[lbo-talk] On Islamic radicalism and the left by Don Hamerquist

Eric Beck rayrena at realtime.net
Thu Aug 17 13:45:39 PDT 2006


Dwayne Monroe wrote:


>For now, those of us in the West enjoy the luxury of
>passing a laundry list of moral judgments. But I
>wonder, if I was facing air to surface missiles from
>American planes or a battery cables to the testicles
>style of government paid for by Washington would I be
>terribly bothered with who was Marxist or liberal or
>in support of trade unions or other lovely things or
>would I just make common cause with those around me
>and worry about the inevitable schisms and potential
>new repressions later?

Nice observation. I think the point, though, is not that the problem is with which political force Lebanese citizens side with to protect themselves from Israel missiles, but that the fevered western anti-imperialist always portrays such support in subaltern countries as unambigious adoption of the resisting force's political agenda (if, of course, it's a position they already agree with). So Lebanese strategic siding with Hezbollah--to, you know, save their lives--becomes absolute, univocal allegiance to Hezbollah, which westerners had better swear to or they are essentially collaborators with Israel.

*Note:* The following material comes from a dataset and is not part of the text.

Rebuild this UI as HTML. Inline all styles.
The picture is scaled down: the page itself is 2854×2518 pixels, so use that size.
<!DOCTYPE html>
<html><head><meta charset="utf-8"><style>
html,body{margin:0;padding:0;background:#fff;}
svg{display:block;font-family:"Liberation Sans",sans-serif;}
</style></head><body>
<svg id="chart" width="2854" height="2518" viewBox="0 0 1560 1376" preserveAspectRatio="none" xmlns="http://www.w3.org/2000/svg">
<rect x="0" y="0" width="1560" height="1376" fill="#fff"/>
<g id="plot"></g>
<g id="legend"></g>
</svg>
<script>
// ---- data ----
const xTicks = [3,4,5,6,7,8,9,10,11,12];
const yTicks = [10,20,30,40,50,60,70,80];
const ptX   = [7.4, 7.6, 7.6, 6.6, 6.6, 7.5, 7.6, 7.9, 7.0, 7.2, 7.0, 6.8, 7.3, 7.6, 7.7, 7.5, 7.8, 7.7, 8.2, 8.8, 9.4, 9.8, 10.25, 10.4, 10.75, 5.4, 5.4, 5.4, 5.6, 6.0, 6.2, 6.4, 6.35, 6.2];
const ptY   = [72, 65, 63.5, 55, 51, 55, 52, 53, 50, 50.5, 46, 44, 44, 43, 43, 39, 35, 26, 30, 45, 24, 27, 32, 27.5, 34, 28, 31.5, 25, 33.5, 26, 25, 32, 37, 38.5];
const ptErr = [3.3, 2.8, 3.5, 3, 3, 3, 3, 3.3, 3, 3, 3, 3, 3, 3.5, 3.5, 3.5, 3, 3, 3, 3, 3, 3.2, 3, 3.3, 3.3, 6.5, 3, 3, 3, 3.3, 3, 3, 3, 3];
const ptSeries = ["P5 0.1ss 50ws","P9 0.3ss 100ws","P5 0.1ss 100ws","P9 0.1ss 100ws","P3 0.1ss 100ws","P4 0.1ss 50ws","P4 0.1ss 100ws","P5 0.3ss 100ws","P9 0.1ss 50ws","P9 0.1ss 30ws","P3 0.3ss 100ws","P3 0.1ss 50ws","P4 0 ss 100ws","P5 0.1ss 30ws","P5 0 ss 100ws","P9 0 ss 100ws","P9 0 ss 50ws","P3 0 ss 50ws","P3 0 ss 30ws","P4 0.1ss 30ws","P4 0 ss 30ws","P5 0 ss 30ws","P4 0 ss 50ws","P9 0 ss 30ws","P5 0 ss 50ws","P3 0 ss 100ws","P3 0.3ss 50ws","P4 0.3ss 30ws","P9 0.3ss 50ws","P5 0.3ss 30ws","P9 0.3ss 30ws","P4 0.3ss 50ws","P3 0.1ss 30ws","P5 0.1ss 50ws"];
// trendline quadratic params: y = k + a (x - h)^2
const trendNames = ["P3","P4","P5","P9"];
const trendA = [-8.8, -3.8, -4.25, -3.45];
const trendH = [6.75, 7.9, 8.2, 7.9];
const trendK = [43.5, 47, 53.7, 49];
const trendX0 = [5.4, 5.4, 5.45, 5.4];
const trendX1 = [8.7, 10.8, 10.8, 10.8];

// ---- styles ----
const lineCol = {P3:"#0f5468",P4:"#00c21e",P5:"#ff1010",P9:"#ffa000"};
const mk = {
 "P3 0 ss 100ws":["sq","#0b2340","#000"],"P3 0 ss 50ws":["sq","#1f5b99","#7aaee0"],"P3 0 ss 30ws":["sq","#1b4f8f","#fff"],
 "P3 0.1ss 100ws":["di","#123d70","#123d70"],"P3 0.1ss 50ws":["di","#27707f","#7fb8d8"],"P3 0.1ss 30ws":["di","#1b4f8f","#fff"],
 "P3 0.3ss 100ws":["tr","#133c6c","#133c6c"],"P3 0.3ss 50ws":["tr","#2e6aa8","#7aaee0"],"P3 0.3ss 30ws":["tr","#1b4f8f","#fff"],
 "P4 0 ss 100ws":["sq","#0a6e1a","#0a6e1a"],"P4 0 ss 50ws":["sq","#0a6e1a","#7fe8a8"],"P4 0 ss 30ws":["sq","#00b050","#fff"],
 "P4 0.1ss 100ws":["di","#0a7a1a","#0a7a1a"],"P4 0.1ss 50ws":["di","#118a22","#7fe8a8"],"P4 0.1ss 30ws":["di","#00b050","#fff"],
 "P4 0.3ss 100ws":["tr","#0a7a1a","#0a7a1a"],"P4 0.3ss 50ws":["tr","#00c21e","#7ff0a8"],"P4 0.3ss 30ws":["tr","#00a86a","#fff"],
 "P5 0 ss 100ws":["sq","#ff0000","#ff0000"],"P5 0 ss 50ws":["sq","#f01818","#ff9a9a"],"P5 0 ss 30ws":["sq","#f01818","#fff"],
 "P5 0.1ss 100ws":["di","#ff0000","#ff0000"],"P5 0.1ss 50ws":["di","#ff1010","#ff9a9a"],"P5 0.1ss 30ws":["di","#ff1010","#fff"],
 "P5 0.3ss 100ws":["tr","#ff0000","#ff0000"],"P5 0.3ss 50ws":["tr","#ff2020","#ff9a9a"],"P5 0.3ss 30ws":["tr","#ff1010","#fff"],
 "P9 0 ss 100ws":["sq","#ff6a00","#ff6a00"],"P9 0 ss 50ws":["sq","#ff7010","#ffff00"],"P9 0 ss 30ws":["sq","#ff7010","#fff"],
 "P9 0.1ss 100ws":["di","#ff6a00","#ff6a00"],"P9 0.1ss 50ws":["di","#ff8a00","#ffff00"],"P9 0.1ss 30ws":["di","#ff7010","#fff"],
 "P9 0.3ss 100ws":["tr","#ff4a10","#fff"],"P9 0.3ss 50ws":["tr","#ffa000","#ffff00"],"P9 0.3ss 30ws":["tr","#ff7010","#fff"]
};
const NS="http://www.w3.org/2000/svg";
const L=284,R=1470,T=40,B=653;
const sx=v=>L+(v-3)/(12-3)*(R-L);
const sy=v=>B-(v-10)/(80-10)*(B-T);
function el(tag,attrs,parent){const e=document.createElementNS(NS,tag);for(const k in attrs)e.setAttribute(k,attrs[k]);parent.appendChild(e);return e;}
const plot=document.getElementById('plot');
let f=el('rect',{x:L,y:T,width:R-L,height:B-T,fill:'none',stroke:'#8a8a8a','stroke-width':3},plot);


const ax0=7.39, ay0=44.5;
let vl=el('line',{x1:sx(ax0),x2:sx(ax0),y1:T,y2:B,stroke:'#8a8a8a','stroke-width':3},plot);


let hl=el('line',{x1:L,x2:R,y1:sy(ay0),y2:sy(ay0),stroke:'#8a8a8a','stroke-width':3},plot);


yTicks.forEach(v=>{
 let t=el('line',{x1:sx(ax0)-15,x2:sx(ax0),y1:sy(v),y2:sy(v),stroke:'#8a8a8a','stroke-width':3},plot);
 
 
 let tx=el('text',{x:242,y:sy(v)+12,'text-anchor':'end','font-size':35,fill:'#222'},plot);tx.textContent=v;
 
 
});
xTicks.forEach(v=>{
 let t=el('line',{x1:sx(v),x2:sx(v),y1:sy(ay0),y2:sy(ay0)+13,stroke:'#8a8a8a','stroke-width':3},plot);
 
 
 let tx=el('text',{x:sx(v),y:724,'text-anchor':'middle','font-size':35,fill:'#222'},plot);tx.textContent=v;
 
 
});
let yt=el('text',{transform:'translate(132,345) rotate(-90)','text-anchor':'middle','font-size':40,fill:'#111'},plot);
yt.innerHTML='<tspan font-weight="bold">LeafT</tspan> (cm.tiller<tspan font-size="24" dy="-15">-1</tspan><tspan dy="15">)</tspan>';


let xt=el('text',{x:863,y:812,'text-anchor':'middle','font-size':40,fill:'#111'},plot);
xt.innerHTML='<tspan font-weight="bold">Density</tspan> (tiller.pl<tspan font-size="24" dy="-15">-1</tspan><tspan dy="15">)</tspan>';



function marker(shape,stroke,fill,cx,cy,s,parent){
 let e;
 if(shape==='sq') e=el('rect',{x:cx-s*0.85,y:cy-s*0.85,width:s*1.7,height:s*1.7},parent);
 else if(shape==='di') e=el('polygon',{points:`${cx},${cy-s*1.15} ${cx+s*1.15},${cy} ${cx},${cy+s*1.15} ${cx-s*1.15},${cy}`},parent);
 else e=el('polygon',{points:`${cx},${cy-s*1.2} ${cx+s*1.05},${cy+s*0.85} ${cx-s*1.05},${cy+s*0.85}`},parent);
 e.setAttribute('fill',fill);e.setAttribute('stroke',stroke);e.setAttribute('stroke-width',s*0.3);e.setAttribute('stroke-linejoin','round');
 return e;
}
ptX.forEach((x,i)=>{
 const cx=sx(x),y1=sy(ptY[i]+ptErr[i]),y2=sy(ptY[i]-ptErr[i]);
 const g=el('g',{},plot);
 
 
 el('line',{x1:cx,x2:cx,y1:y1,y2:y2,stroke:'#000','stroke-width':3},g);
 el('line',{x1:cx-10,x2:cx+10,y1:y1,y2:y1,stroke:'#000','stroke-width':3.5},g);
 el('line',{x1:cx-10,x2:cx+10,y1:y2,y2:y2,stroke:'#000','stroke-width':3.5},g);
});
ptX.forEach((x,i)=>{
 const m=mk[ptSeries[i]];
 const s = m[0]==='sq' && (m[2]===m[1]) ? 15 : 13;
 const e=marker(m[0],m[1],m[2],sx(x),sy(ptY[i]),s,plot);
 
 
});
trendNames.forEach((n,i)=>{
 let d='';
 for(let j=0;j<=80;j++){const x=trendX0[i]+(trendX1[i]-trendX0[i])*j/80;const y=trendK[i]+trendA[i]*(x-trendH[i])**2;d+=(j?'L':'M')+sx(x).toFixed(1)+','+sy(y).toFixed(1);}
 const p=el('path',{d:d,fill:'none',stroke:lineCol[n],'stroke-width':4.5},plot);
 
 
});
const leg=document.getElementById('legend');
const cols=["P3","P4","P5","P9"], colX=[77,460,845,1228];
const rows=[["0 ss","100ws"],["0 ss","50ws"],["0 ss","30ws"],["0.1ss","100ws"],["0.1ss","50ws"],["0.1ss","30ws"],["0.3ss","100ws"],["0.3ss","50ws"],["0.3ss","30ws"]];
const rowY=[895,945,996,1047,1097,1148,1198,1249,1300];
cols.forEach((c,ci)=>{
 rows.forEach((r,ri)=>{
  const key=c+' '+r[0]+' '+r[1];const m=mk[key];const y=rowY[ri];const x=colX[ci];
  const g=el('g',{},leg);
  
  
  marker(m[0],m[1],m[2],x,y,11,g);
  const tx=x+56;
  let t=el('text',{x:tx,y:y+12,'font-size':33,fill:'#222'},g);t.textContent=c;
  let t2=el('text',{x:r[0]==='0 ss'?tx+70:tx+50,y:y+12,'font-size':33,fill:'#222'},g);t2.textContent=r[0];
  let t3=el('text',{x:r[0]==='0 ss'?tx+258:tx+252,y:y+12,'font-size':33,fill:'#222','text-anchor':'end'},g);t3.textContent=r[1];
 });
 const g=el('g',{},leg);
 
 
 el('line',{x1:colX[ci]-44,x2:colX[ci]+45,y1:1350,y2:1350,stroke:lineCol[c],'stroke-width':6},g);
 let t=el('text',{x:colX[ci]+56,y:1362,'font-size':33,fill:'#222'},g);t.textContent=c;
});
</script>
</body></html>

It's total crap, of course; as the example of Salti and others shows, Lebanese are able to "support" Hezbollah but still hate them and don't all speak with one voice, even if certain western leftists, for their own political motives, claim otherwise.


>In short, if "rigid anti-imperialism" is the problem
>is 'flexible anti-imperialism' possible in those
>places where the blood gets spilled?

I would put forward that "anti-imperialism," no matter what adjective you attach to it, provides a pretty poor way of thinking about relations between states.